Des enfants et leur professeur s’en vont en classe verte. Verte ? Grise plutôt ! Car notre petit groupe part visiter la lune ! Pendant que ses camarades et son enseignant explorent cet astre, une petite fille, un peu lunaire justement, en profite pour croquer la terre vue de son satellite et finit par s’assoupir. A son réveil, la classe est repartie sans elle ! C’est alors qu’elle va faire une bien étrange rencontre… Classe de Lune est un album sans texte, poétique, qui prends son temps pour nous parler de contemplation et d’imagination. Les illustrations à la peinture supportent efficacement le récit et le contraste en noir et blanc des paysages lunaires permettent de détacher les petits détails de la rencontre du 3e type qui se déroule sous nos yeux. Avec notre petite héroïne, nous traversons merveilleusement toutes les émotions qu’elle peut ressentir grâce à une illustration subtile et maîtrisée : la peur, la curiosité, la mélancolie… De plus, John Hare réussit le tour de force de ne pas utiliser les expressions faciales car notre petite astronaute garde sa combinaison spatiale pendant presque toute l’histoire. Enfin, le thème original (une classe verte sur la lune, qui n’en rêverait pas ?) ravira les enfants, petits et grands, qui ont la tête dans les étoiles.

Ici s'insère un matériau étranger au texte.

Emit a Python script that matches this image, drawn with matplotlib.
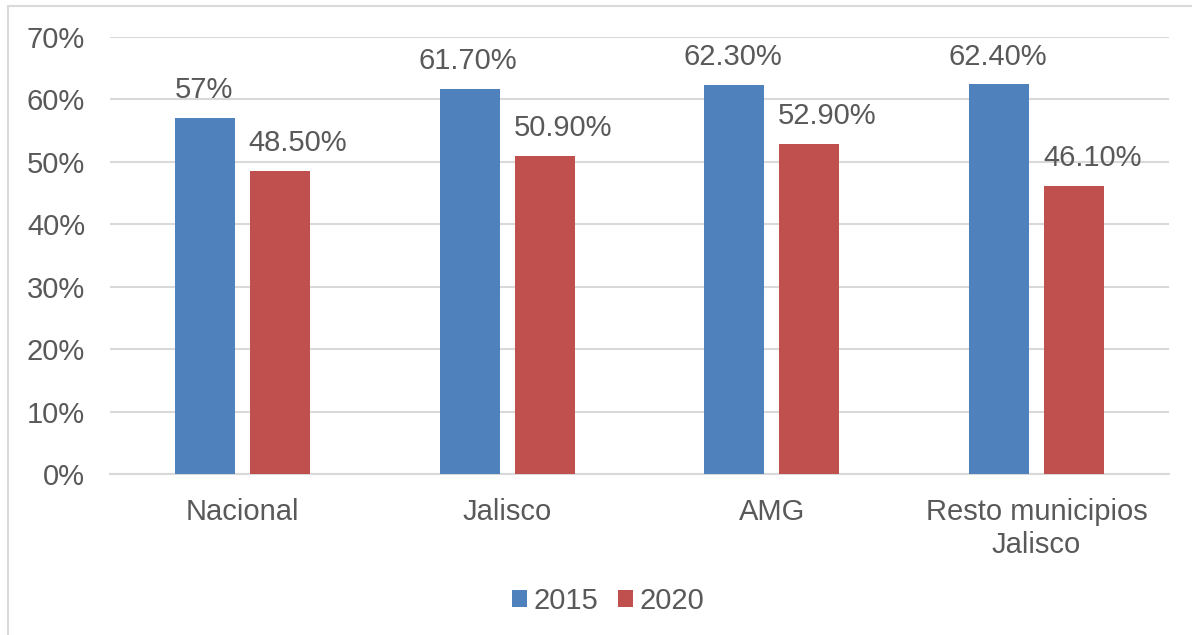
import matplotlib
matplotlib.use("Agg")
import matplotlib.pyplot as plt
import numpy as np
from matplotlib.patches import Rectangle

categories = ["Nacional", "Jalisco", "AMG", "Resto municipios\nJalisco"]
series_names = ["2015", "2020"]
values_2015 = [57.0, 61.7, 62.3, 62.4]
values_2020 = [48.5, 50.9, 52.9, 46.1]
labels_2015 = ["57%", "61.70%", "62.30%", "62.40%"]
labels_2020 = ["48.50%", "50.90%", "52.90%", "46.10%"]
yticks = [0, 10, 20, 30, 40, 50, 60, 70]

plt.rcParams['font.family'] = ['Liberation Sans', 'DejaVu Sans']
TXT = '#595959'
BLUE = '#4F81BD'
RED = '#C0504D'
GRID = '#D9D9D9'
FS = 21

fig = plt.figure(figsize=(11.92, 6.35), dpi=100)
ax = fig.add_axes([110/1192, 1-474/635, (1169-110)/1192, (474-37)/635])

x = np.arange(len(categories))
w = 60/265
gap = 15/265
b1 = ax.bar(x - (w+gap)/2, values_2015, w, color=BLUE, label=series_names[0], zorder=3)
b2 = ax.bar(x + (w+gap)/2, values_2020, w, color=RED, label=series_names[1], zorder=3)

for rect, lab in zip(b1, labels_2015):
    ax.annotate(lab, (rect.get_x()+rect.get_width()/2, rect.get_height()),
                xytext=(-1, 10), textcoords='offset points', ha='center', va='bottom',
                fontsize=FS, color=TXT)
for rect, lab in zip(b2, labels_2020):
    ax.annotate(lab, (rect.get_x()+rect.get_width()/2, rect.get_height()),
                xytext=(13, 10), textcoords='offset points', ha='center', va='bottom',
                fontsize=FS, color=TXT)

ax.set_xlim(-0.5, len(categories)-0.5)
ax.set_ylim(0, 70)
ax.set_yticks(yticks)
ax.set_yticklabels([f"{t}%" for t in yticks])
ax.set_xticks(x)
ax.set_xticklabels(categories, linespacing=1.25)
ax.yaxis.grid(True, color=GRID, linewidth=1.5, zorder=0)
for s in ['left', 'right', 'top']:
    ax.spines[s].set_visible(False)
ax.spines['bottom'].set_color(GRID)
ax.spines['bottom'].set_linewidth(1.5)
ax.tick_params(axis='y', length=0, pad=18, labelsize=FS, labelcolor=TXT)
ax.tick_params(axis='x', length=0, pad=17, labelsize=FS, labelcolor=TXT)

leg = fig.legend(loc='center', bbox_to_anchor=(608/1192, 1-601/635), ncol=2, frameon=False,
                 fontsize=FS, handlelength=0.52, handleheight=0.52, handletextpad=0.2,
                 columnspacing=0.7, labelcolor=TXT)

fig.patches.append(Rectangle((8/1192, -0.1), 1.2, 1-6/635+0.1, transform=fig.transFigure,
                             fill=False, edgecolor=GRID, linewidth=1.5))

fig.savefig("out.png", dpi=100)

David Merveille n’en est pas à son coup d’essai en ce qui concerne Monsieur Hulot, le personnage emblématique et bien connu du réalisateur Jacques Tati.

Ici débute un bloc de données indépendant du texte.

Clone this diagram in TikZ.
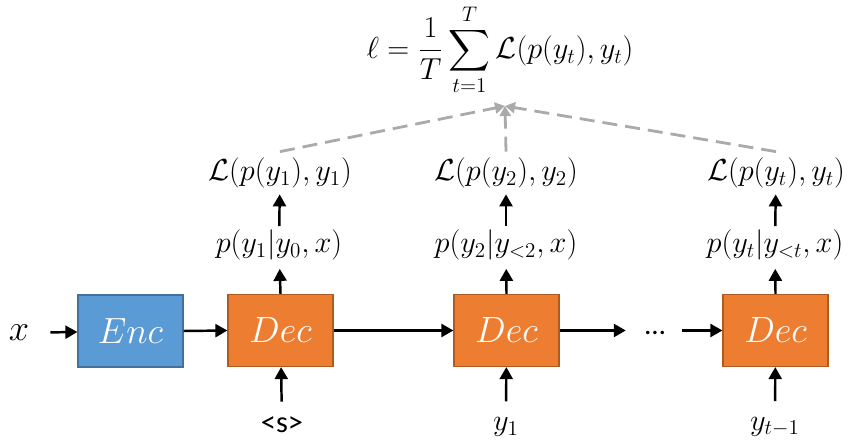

S’inspirant des films cultes « Mon oncle » ou encore « Les vacances de Monsieur Hulot », il nous offre avec son dernier album « Hulot Domino » un livre empli de poésie et de petits mystères. Dans cet album sans texte, nous retrouvons Monsieur Hulot dans sa vie et ses activités quotidiennes : lecture, bronzage à la plage, promenades… Chaque moment se termine par une découpe au laser en ombre chinoise, ellipse qui entraîne Monsieur Hulot dans une tout autre situation. Toutes ces petites scénettes humoristiques sont habilement liées par des strips à la manière de la bande dessinée. Les découpes en ombre chinoise viennent se superposer aux pages superbement colorisées et soulignent le décalage de notre personnage et l’humour de notre auteur-illustrateur. David Merveille nous offre un album à contempler, à lire à relire, où l’on retrouve pour notre plus grande joie Monsieur Hulot, son imperméable, sa pipe, son parapluie, mais aussi son étourderie et sa magie.

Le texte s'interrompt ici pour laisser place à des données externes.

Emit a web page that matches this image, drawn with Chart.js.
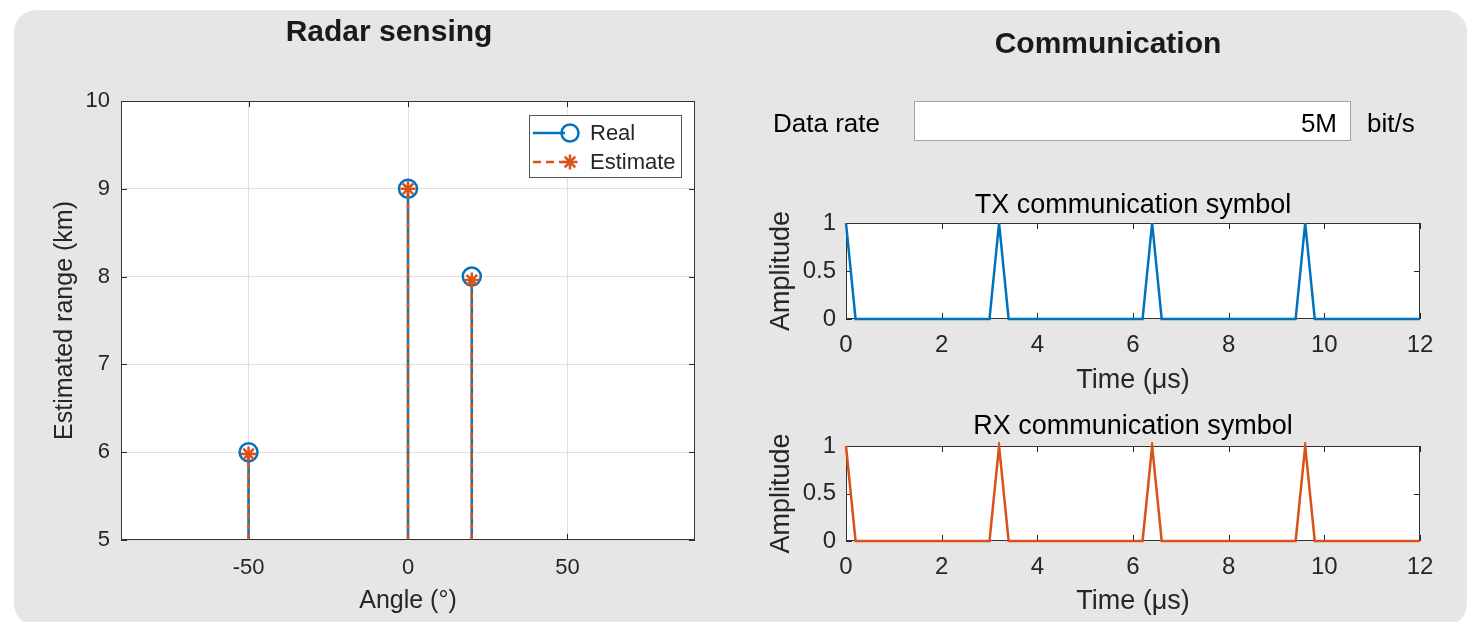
<!DOCTYPE html>
<html><head><meta charset="utf-8">
<script src="https://cdn.jsdelivr.net/npm/chart.js@4.4.1/dist/chart.umd.min.js"></script>
<style>
html,body{margin:0;padding:0;background:#fff;}
#stage{position:relative;width:1478px;height:622px;overflow:hidden;font-family:"Liberation Sans",Arial,sans-serif;color:#000;}
#panel{position:absolute;left:14px;top:10px;width:1453px;height:616px;background:#e6e6e6;border-radius:22px;}
canvas{position:absolute;left:0;top:0;}
.t{position:absolute;white-space:nowrap;}
#rateBox{position:absolute;left:914px;top:101px;width:437px;height:40px;box-sizing:border-box;background:#fff;border:1px solid #a3a3a3;font-size:26px;line-height:42px;text-align:right;padding-right:13px;color:#000;}
</style></head><body>
<div id="stage">
<div id="panel"></div>
<canvas id="radar" width="1478" height="622"></canvas>
<canvas id="tx" width="1478" height="622"></canvas>
<canvas id="rx" width="1478" height="622"></canvas>
<div class="t" style="left:389px;top:13px;font-size:30px;font-weight:bold;line-height:36px;transform:translateX(-50%);color:#1a1a1a">Radar sensing</div>
<div class="t" style="left:1108px;top:25px;font-size:30px;font-weight:bold;line-height:36px;transform:translateX(-50%);color:#1a1a1a">Communication</div>
<div class="t" style="left:773px;top:108px;font-size:26px;line-height:30px;">Data rate</div>
<div id="rateBox">5M</div>
<div class="t" style="left:1367px;top:108px;font-size:26px;line-height:30px;">bit/s</div>
</div>
<script>
// ---- data ----
const angleTicks = [-50, 0, 50];
const rangeTicks = [5, 6, 7, 8, 9, 10];
const realAngle = [-50, 0, 20];
const realRange = [6, 9, 8];
const estAngle = [-50, 0, 20];
const estRange = [5.98, 9.0, 7.96];
const stemBase = 0;

const timeTicks = [0, 2, 4, 6, 8, 10, 12];
const ampTicks = [0, 0.5, 1];
const txTime = [0, 0.2, 3.0, 3.2, 3.4, 6.2, 6.4, 6.6, 9.4, 9.6, 9.8, 12];
const txAmp  = [1, 0,   0,   1,   0,   0,   1,   0,   0,   1,   0,   0];
const rxTime = [0, 0.2, 3.0, 3.2, 3.4, 6.2, 6.4, 6.6, 9.4, 9.6, 9.8, 12];
const rxAmp  = [1, 0,   0,   1,   0,   0,   1,   0,   0,   1,   0,   0];

// ---- styles ----
const BLUE = '#0072BD', ORANGE = '#D95319', AX = '#262626';
const FAM = '"Liberation Sans", Arial, sans-serif';
Chart.defaults.font.family = FAM;
Chart.defaults.color = AX;

function stemPoints(xs, ys) {
  const pts = [];
  xs.forEach((x, i) => { pts.push({x: x, y: stemBase}, {x: x, y: ys[i]}, {x: x, y: null}); });
  return pts;
}
function linePoints(xs, ys) { return xs.map((x, i) => ({x: x, y: ys[i]})); }
function fixTicks(arr) { return s => { s.ticks = arr.map(v => ({value: v})); }; }

const boxPlugin = {
  id: 'mBox',
  beforeDraw(chart) {
    const a = chart.chartArea, c = chart.ctx;
    c.save(); c.fillStyle = '#fff'; c.fillRect(a.left, a.top, a.right - a.left, a.bottom - a.top); c.restore();
  },
  beforeDatasetsDraw(chart) {
    const a = chart.chartArea, c = chart.ctx, L = 6;
    c.save();
    c.strokeStyle = AX; c.lineWidth = 1;
    c.beginPath();
    chart.scales.x.ticks.forEach(t => {
      const p = Math.round(chart.scales.x.getPixelForValue(t.value)) + 0.5;
      c.moveTo(p, a.bottom); c.lineTo(p, a.bottom - L);
      c.moveTo(p, a.top); c.lineTo(p, a.top + L);
    });
    chart.scales.y.ticks.forEach(t => {
      const p = Math.round(chart.scales.y.getPixelForValue(t.value)) + 0.5;
      c.moveTo(a.left, p); c.lineTo(a.left + L, p);
      c.moveTo(a.right, p); c.lineTo(a.right - L, p);
    });
    c.stroke();
    c.strokeStyle = '#333';
    c.strokeRect(Math.round(a.left) + 0.5, Math.round(a.top) + 0.5, Math.round(a.right - a.left) - 1, Math.round(a.bottom - a.top) - 1);
    c.restore();
  }
};

function drawStar(c, x, y, r) {
  for (let k = 0; k < 4; k++) {
    const ang = k * Math.PI / 4;
    c.moveTo(x + r * Math.cos(ang), y + r * Math.sin(ang));
    c.lineTo(x - r * Math.cos(ang), y - r * Math.sin(ang));
  }
}

const legendPlugin = {
  id: 'mLegend',
  afterDraw(chart) {
    const a = chart.chartArea, c = chart.ctx;
    const w = 153, h = 63, x0 = Math.round(a.right - 13 - w), y0 = Math.round(a.top + 14);
    c.save();
    c.fillStyle = '#fff'; c.fillRect(x0, y0, w, h);
    c.strokeStyle = '#555'; c.lineWidth = 1; c.strokeRect(x0 + 0.5, y0 + 0.5, w - 1, h - 1);
    chart.data.datasets.forEach((ds, i) => {
      const y = y0 + 18 + i * 29;
      c.strokeStyle = ds.borderColor; c.lineWidth = ds.borderWidth;
      c.setLineDash(ds.borderDash ? [8, 5] : []);
      c.beginPath(); c.moveTo(x0 + 4, y); c.lineTo(x0 + 36, y); c.stroke();
      c.setLineDash([]);
      c.lineWidth = ds.pointBorderWidth;
      c.beginPath();
      if (ds.pointStyle === 'circle') { c.arc(x0 + 41, y, 8.5, 0, Math.PI * 2); }
      else { drawStar(c, x0 + 41, y, 7.5); }
      c.stroke();
      c.fillStyle = AX; c.font = '22px ' + FAM; c.textBaseline = 'middle'; c.textAlign = 'left';
      c.fillText(ds.label, x0 + 61, y + 1);
    });
    c.restore();
  }
};

// ---- radar chart ----
new Chart(document.getElementById('radar'), {
  type: 'line',
  data: { datasets: [
    { label: 'Real', data: stemPoints(realAngle, realRange), borderColor: BLUE, borderWidth: 2.5,
      pointStyle: 'circle', pointRadius: ctx => (ctx.dataIndex % 3 === 1 ? 9 : 0),
      pointBorderColor: BLUE, pointBackgroundColor: 'rgba(0,0,0,0)', pointBorderWidth: 2.5, order: 2, spanGaps: false },
    { label: 'Estimate', data: stemPoints(estAngle, estRange), borderColor: ORANGE, borderWidth: 2.5, borderDash: [6, 4],
      pointStyle: 'star', pointRadius: ctx => (ctx.dataIndex % 3 === 1 ? 7.5 : 0),
      pointBorderColor: ORANGE, pointBackgroundColor: ORANGE, pointBorderWidth: 2.5, order: 1, spanGaps: false }
  ]},
  options: {
    responsive: false, animation: false, devicePixelRatio: 1, events: [],
    layout: { padding: { left: 40, right: 783, top: 101, bottom: 0 } },
    plugins: { legend: { display: false }, tooltip: { enabled: false }, title: { display: false } },
    scales: {
      x: { type: 'linear', min: -90, max: 90, afterBuildTicks: fixTicks(angleTicks), afterFit: s => { s.height = 82; },
        grid: { color: '#dfdfdf', drawTicks: false }, border: { display: false },
        ticks: { padding: 15, color: AX, font: { size: 22, lineHeight: '26px' }, maxRotation: 0, autoSkip: false, callback: v => String(v) },
        title: { display: true, text: 'Angle (°)', color: AX, font: { size: 25, lineHeight: '30px' }, padding: { top: 0, bottom: 6 } } },
      y: { type: 'linear', min: 5, max: 10, afterBuildTicks: fixTicks(rangeTicks), afterFit: s => { s.width = 81; },
        grid: { color: '#dfdfdf', drawTicks: false }, border: { display: false },
        ticks: { padding: 11, color: AX, font: { size: 22, lineHeight: '26px' }, autoSkip: false, callback: v => String(v) },
        title: { display: true, text: 'Estimated range (km)', color: AX, font: { size: 25, lineHeight: '30px' }, padding: { top: 10, bottom: 0 } } }
    }
  },
  plugins: [boxPlugin, legendPlugin]
});

// ---- communication charts ----
function commChart(id, title, xs, ys, color, padTop, padBottom, titlePad, xHeight, xTitlePadBottom) {
  return new Chart(document.getElementById(id), {
    type: 'line',
    data: { datasets: [{ label: title, data: linePoints(xs, ys), borderColor: color, borderWidth: 2.5, pointRadius: 0, tension: 0, clip: 4 }] },
    options: {
      responsive: false, animation: false, devicePixelRatio: 1, events: [],
      layout: { padding: { left: 760, right: 58, top: padTop, bottom: padBottom } },
      plugins: { legend: { display: false }, tooltip: { enabled: false },
        title: { display: true, text: title, fullSize: false, color: '#000', font: { size: 27, weight: 'normal', lineHeight: '32px' }, padding: titlePad } },
      scales: {
        x: { type: 'linear', min: 0, max: 12, afterBuildTicks: fixTicks(timeTicks), afterFit: s => { s.height = xHeight; },
          grid: { display: false, drawTicks: false }, border: { display: false },
          ticks: { padding: 12, color: AX, font: { size: 24, lineHeight: '28px' }, maxRotation: 0, autoSkip: false, callback: v => String(v) },
          title: { display: true, text: 'Time (μs)', color: AX, font: { size: 27, lineHeight: '32px' }, padding: { top: 0, bottom: xTitlePadBottom } } },
        y: { type: 'linear', min: 0, max: 1, afterBuildTicks: fixTicks(ampTicks), afterFit: s => { s.width = 86; },
          grid: { display: false, drawTicks: false }, border: { display: false },
          ticks: { padding: 10, color: AX, font: { size: 24, lineHeight: '28px' }, autoSkip: false, callback: v => String(v) },
          title: { display: true, text: 'Amplitude', color: AX, font: { size: 27, lineHeight: '32px' }, padding: { top: 6, bottom: 0 } } }
      }
    },
    plugins: [boxPlugin]
  });
}
commChart('tx', 'TX communication symbol', txTime, txAmp, BLUE, 180, 223, { top: 10, bottom: 1 }, 80, 2);
commChart('rx', 'RX communication symbol', rxTime, rxAmp, ORANGE, 400, 0, { top: 11, bottom: 3 }, 81, 4);
</script>
</body></html>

Le vent, la marée et le soleil l’indiquent. Il est l’heure de partir. L’heure de partir pour le sud, vers les pays chauds, mais avant, un long périple les attend… A travers les yeux d’un oiseau migrateur, « Vers le sud » nous parle de ces longs voyages de plusieurs milliers de kilomètres que font ces volatiles deux fois par an. Cet album aux magnifiques couleurs pastels et aux illustrations simples nous donne à voir les paysages qui défilent et nous raconte l’expérience de la migration : tenir le rythme, utiliser les courants aériens pour se laisser porter et finalement arriver au bout d’un périple difficile, à la terre promise. Et entre temps, survoler les activités bien étranges des humains, encore plus vues du ciel... Un album court et accessible qui permet d’introduire avec justesse la notion de migration ornithologique auprès des enfants.